È un quadro di impegni “politici” che interpella tanto le imprese quanto le istituzioni pubbliche e gli stessi rappresentanti dei lavoratori, poiché la cultura della rivendicazione e della contrattazione non basta più, da sola, a garantire condizioni forti di cittadinanza. Se questo è lo scenario che ci sta davanti, resta per noi come Chiesa e come cristiani impegnati nell’ambito del sociale un obiettivo che dobbiamo perseguire con la massima cura: quello di non puntare sulle fasce bene o più preparate culturalmente e familiarmente, ma su quelle più deboli e fragili, che hanno difficoltà a raggiungere certi standard ritenuti essenziali per entrare nel mondo del lavoro. È la scelta – fatta a suo tempo da Don Bosco – delle scuole professionali, che tuttora rappresentano un patrimonio di qualità eccellente nel nostro territorio. La borghesia puntava, per i propri figli, al meglio del mercato; Don Bosco puntò, con i suoi giovani di strada o ex carcerati, al meglio di essi stessi, per inserirsi comunque nella scala sociale in mestieri utili e di grande impatto popolare, di servizio dunque alla gente più povera, cui essi stessi appartenevano. Questo deve essere anche per noi Chiesa, oggi, prioritario. E significa non scartare nessuno, ma offrire anche ai rudes – direbbe sant’Agostino – la possibilità di quell’autonomia che fonda la propria dignità di persona e nello stesso tempo offre sbocchi, anche professionali, fecondi di frutti, perché vicini alla gente comune e ai loro problemi quotidiani.

Lo dico, cari amici, perché non sempre le nostre realtà formative o di impresa fanno questa scelta e privilegiano invece quella fascia alta – o tutt’al più media – rispetto a quella popolare. Dio ha scelto un povero falegname per essere suo padre putativo e una povera fanciulla di Nazareth per essere sua madre, dei pescatori per essere suoi discepoli… ha scelto ciò che nel mondo è ignobile o scartato – direbbe Papa Francesco, sulla scorta di San Paolo – per confondere i sapienti e i ricchi di beni e di intelligenza o di risorse. Si parla tanto – e giustamente – di nuova rivoluzione industriale e molte sono le imprese che assumono giovani laureati con i migliori voti. La qualificazione è dunque più che mai necessaria nel mondo del lavoro. Ma attenzione che questo non si riduca a selezionare e a scartare chi non è in grado di potersela permettere, per tanti motivi sia personali che familiari. Anche su questo versante, dunque, operiamo, come mondo cattolico, con grande impegno, per raggiungere tutti i giovani, anche quelli – e sono tanti – che non potranno mai lavorare in una industria 4.0.

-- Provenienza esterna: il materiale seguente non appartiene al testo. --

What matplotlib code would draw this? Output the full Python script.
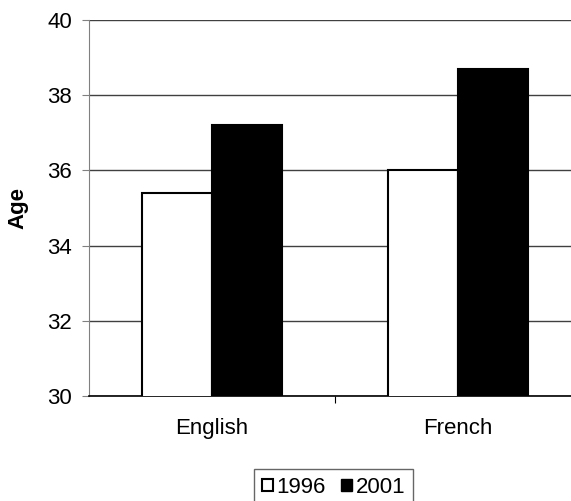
import numpy as np
import matplotlib.pyplot as plt
from matplotlib.patches import Patch

# data
categories = ['English', 'French']
years = ['1996', '2001']
age_1996 = [35.4, 36.0]
age_2001 = [37.2, 38.7]
y_ticks = [30, 32, 34, 36, 38, 40]

plt.rcParams['font.family'] = ['Liberation Sans', 'DejaVu Sans']

fig = plt.figure(figsize=(5.71, 5.01), dpi=100)
ax = fig.add_axes([89 / 571, 105 / 501, 492 / 571, 376 / 501])

x = np.arange(len(categories))
w = 1 / 3.5
ax.bar(x - w / 2, age_1996, w, color='white', edgecolor='black', linewidth=1.5, zorder=3)
ax.bar(x + w / 2, age_2001, w, color='black', edgecolor='black', linewidth=1.5, zorder=3)

ax.set_ylim(30, 40)
ax.set_xlim(-0.5, 1.5)
ax.set_yticks(y_ticks)
ax.tick_params(axis='y', labelsize=16, length=5, color='#808080', direction='out', pad=7)
ax.grid(axis='y', color='#404040', linewidth=1, zorder=0)

# category labels in the middle, tick marks at the boundaries
ax.set_xticks([0.5])
ax.set_xticklabels([''])
ax.set_xticks(x, minor=True)
ax.set_xticklabels(categories, minor=True)
ax.tick_params(axis='x', which='major', length=5, color='black', direction='out')
ax.tick_params(axis='x', which='minor', length=0, labelsize=16, pad=16)

for s in ['top', 'right']:
    ax.spines[s].set_visible(False)
ax.spines['left'].set_color('#808080')
ax.spines['bottom'].set_color('black')
ax.spines['bottom'].set_linewidth(1.2)

ax.set_ylabel('Age', fontsize=16, fontweight='bold')
ax.yaxis.set_label_coords(-0.124, 0.5)

handles = [Patch(facecolor='white', edgecolor='black', linewidth=1.5),
           Patch(facecolor='black', edgecolor='black')]
fig.legend(handles, years, loc='upper left', bbox_to_anchor=(254 / 571, 1 - 469 / 501),
           ncol=2, fontsize=16, frameon=True, fancybox=False, edgecolor='#404040',
           handlelength=0.5, handleheight=0.5, handletextpad=0.15, columnspacing=0.7,
           borderpad=0.35, borderaxespad=0)

fig.savefig('out.png', dpi=100)
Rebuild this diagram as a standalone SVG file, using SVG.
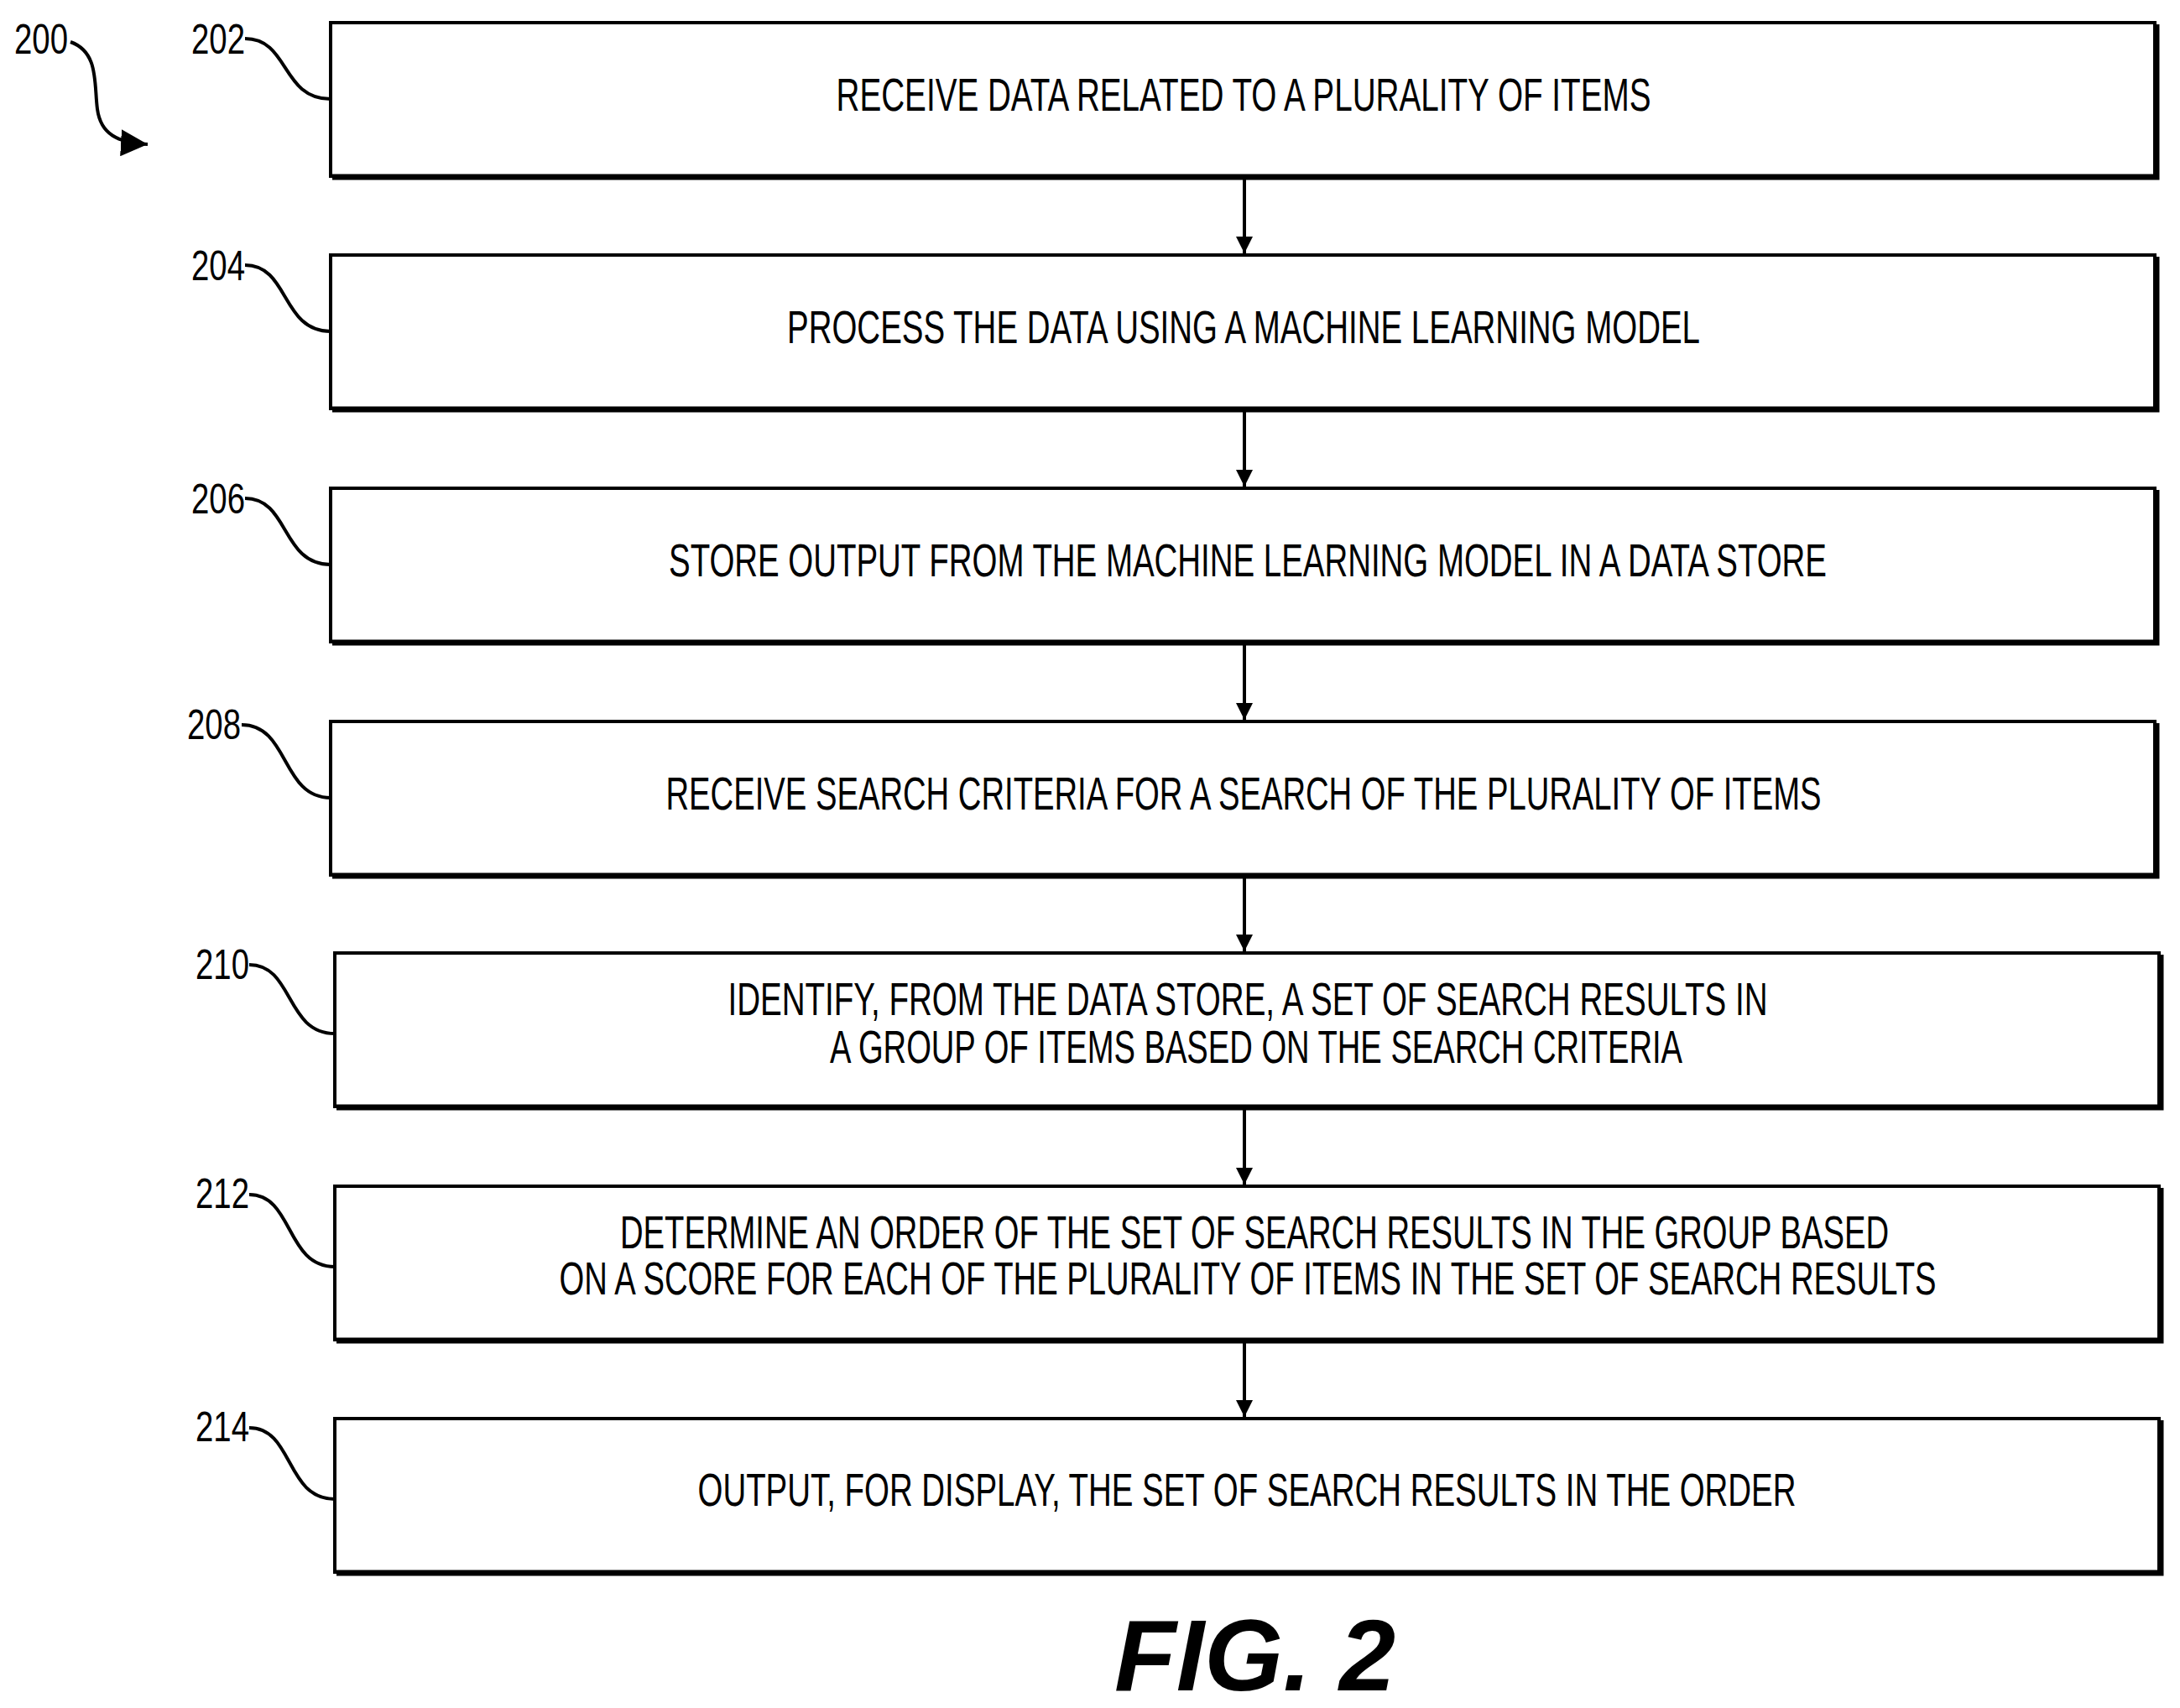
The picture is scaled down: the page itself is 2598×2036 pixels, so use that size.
<svg xmlns="http://www.w3.org/2000/svg" width="2598" height="2036" viewBox="0 0 2598 2036">
<style>
.box{fill:#fff;stroke:#000;stroke-width:4}
.sh{fill:none;stroke:#000;stroke-width:7}
.t{font-family:"Liberation Sans",Arial,sans-serif;font-size:56px;text-anchor:middle;fill:#000}
.lb{font-family:"Liberation Sans",Arial,sans-serif;font-size:50px;fill:#000}
.ld{fill:none;stroke:#000;stroke-width:4}
.cn{stroke:#000;stroke-width:4;fill:none}
</style>
<defs>
<marker id="ah" viewBox="0 0 10 10" refX="10" refY="5" markerWidth="5" markerHeight="5" orient="auto" markerUnits="strokeWidth"><path d="M0,0 L10,5 L0,10 z" fill="#000"/></marker>
<marker id="ah2" viewBox="0 0 10 10" refX="10" refY="5" markerWidth="8" markerHeight="8" orient="auto" markerUnits="strokeWidth"><path d="M0,0 L10,5 L0,10 z" fill="#000"/></marker>
</defs>
<g id="ref200">
<text class="lb" x="17" y="64" textLength="64" lengthAdjust="spacingAndGlyphs">200</text>
<path class="ld" d="M84,50 C118,62 112,100 116,130 C120,160 140,170 176,172" marker-end="url(#ah2)"/>
</g>
<g id="connectors">
<line class="cn" x1="1483" y1="212" x2="1483" y2="302" marker-end="url(#ah)"/>
<line class="cn" x1="1483" y1="489" x2="1483" y2="580" marker-end="url(#ah)"/>
<line class="cn" x1="1483" y1="767" x2="1483" y2="858" marker-end="url(#ah)"/>
<line class="cn" x1="1483" y1="1045" x2="1483" y2="1134" marker-end="url(#ah)"/>
<line class="cn" x1="1483" y1="1321" x2="1483" y2="1412" marker-end="url(#ah)"/>
<line class="cn" x1="1483" y1="1599" x2="1483" y2="1689" marker-end="url(#ah)"/>
</g>
<g id="n202">
<rect class="box" x="394" y="27" width="2174" height="183"/>
<polyline class="sh" points="396,211 2570,211 2570,29"/>
<text class="t" x="1482" y="132" textLength="971" lengthAdjust="spacingAndGlyphs">RECEIVE DATA RELATED TO A PLURALITY OF ITEMS</text>
<text class="lb" x="228" y="64" textLength="64" lengthAdjust="spacingAndGlyphs">202</text>
<path class="ld" d="M292,46 C345,46 335,118 394,118"/>
</g>
<g id="n204">
<rect class="box" x="394" y="304" width="2174" height="183"/>
<polyline class="sh" points="396,488 2570,488 2570,306"/>
<text class="t" x="1482" y="409" textLength="1088" lengthAdjust="spacingAndGlyphs">PROCESS THE DATA USING A MACHINE LEARNING MODEL</text>
<text class="lb" x="228" y="334" textLength="64" lengthAdjust="spacingAndGlyphs">204</text>
<path class="ld" d="M292,316 C345,316 335,395 394,395"/>
</g>
<g id="n206">
<rect class="box" x="394" y="582" width="2174" height="183"/>
<polyline class="sh" points="396,766 2570,766 2570,584"/>
<text class="t" x="1487" y="687" textLength="1380" lengthAdjust="spacingAndGlyphs">STORE OUTPUT FROM THE MACHINE LEARNING MODEL IN A DATA STORE</text>
<text class="lb" x="228" y="612" textLength="64" lengthAdjust="spacingAndGlyphs">206</text>
<path class="ld" d="M292,594 C345,594 335,673 394,673"/>
</g>
<g id="n208">
<rect class="box" x="394" y="860" width="2174" height="183"/>
<polyline class="sh" points="396,1044 2570,1044 2570,862"/>
<text class="t" x="1482" y="965" textLength="1377" lengthAdjust="spacingAndGlyphs">RECEIVE SEARCH CRITERIA FOR A SEARCH OF THE PLURALITY OF ITEMS</text>
<text class="lb" x="223" y="881" textLength="64" lengthAdjust="spacingAndGlyphs">208</text>
<path class="ld" d="M288,864 C345,864 335,951 394,951"/>
</g>
<g id="n210">
<rect class="box" x="399" y="1136" width="2174" height="183"/>
<polyline class="sh" points="401,1320 2575,1320 2575,1138"/>
<text class="t" x="1487" y="1210" textLength="1239" lengthAdjust="spacingAndGlyphs">IDENTIFY, FROM THE DATA STORE, A SET OF SEARCH RESULTS IN</text>
<text class="t" x="1497" y="1267" textLength="1016" lengthAdjust="spacingAndGlyphs">A GROUP OF ITEMS BASED ON THE SEARCH CRITERIA</text>
<text class="lb" x="233" y="1167" textLength="64" lengthAdjust="spacingAndGlyphs">210</text>
<path class="ld" d="M297,1150 C350,1150 340,1232 399,1232"/>
</g>
<g id="n212">
<rect class="box" x="399" y="1414" width="2174" height="183"/>
<polyline class="sh" points="401,1598 2575,1598 2575,1416"/>
<text class="t" x="1495" y="1488" textLength="1512" lengthAdjust="spacingAndGlyphs">DETERMINE AN ORDER OF THE SET OF SEARCH RESULTS IN THE GROUP BASED</text>
<text class="t" x="1487" y="1543" textLength="1641" lengthAdjust="spacingAndGlyphs">ON A SCORE FOR EACH OF THE PLURALITY OF ITEMS IN THE SET OF SEARCH RESULTS</text>
<text class="lb" x="233" y="1440" textLength="64" lengthAdjust="spacingAndGlyphs">212</text>
<path class="ld" d="M297,1424 C350,1424 340,1510 399,1510"/>
</g>
<g id="n214">
<rect class="box" x="399" y="1691" width="2174" height="183"/>
<polyline class="sh" points="401,1875 2575,1875 2575,1693"/>
<text class="t" x="1486" y="1795" textLength="1309" lengthAdjust="spacingAndGlyphs">OUTPUT, FOR DISPLAY, THE SET OF SEARCH RESULTS IN THE ORDER</text>
<text class="lb" x="233" y="1718" textLength="64" lengthAdjust="spacingAndGlyphs">214</text>
<path class="ld" d="M297,1702 C350,1702 340,1787 399,1787"/>
</g>
<text x="1328" y="2015" font-family="Liberation Sans,Arial,sans-serif" font-size="120" font-weight="bold" font-style="italic" textLength="335" lengthAdjust="spacingAndGlyphs">FIG. 2</text>
</svg>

È perciò necessario approcciarci al mondo giovanile con proposte plurali e differenziate, sia per l’accesso che per la permanenza nel mondo del lavoro, perché la categoria “giovani” non esiste in generale e, se considerata omogenea, è fuorviante. Termino con l’augurio del «Messaggio» che abbiamo inviato a tutto il mondo del lavoro. Desidero far pervenire a tutti i lavoratori e alle loro famiglie, a tutte le persone, giovani e adulti, che in questo momento vivono con preoccupazione la ricerca di un nuovo lavoro o la creazione di una nuova opportunità di lavoro, a tutte le categorie di uomini e donne impegnate nella formazione, nell’accompagnamento e orientamento al lavoro, la mia benedizione e il mio forte incoraggiamento. San Giuseppe, patrono dei lavoratori, aiuti ogni operaio, imprenditore e ogni realtà che è coinvolta nel mondo del lavoro a ritrovare motivazioni e slancio nuovo, per riproporre la persona che lavora sempre al centro di ogni norma – della politica, della cultura, della tecnologia e dell’ambiente – che regola i processi economici e lavorativi, sostenendoli con l’impegno per un lavoro sempre più umano, solidale, giusto ed equo per tutti.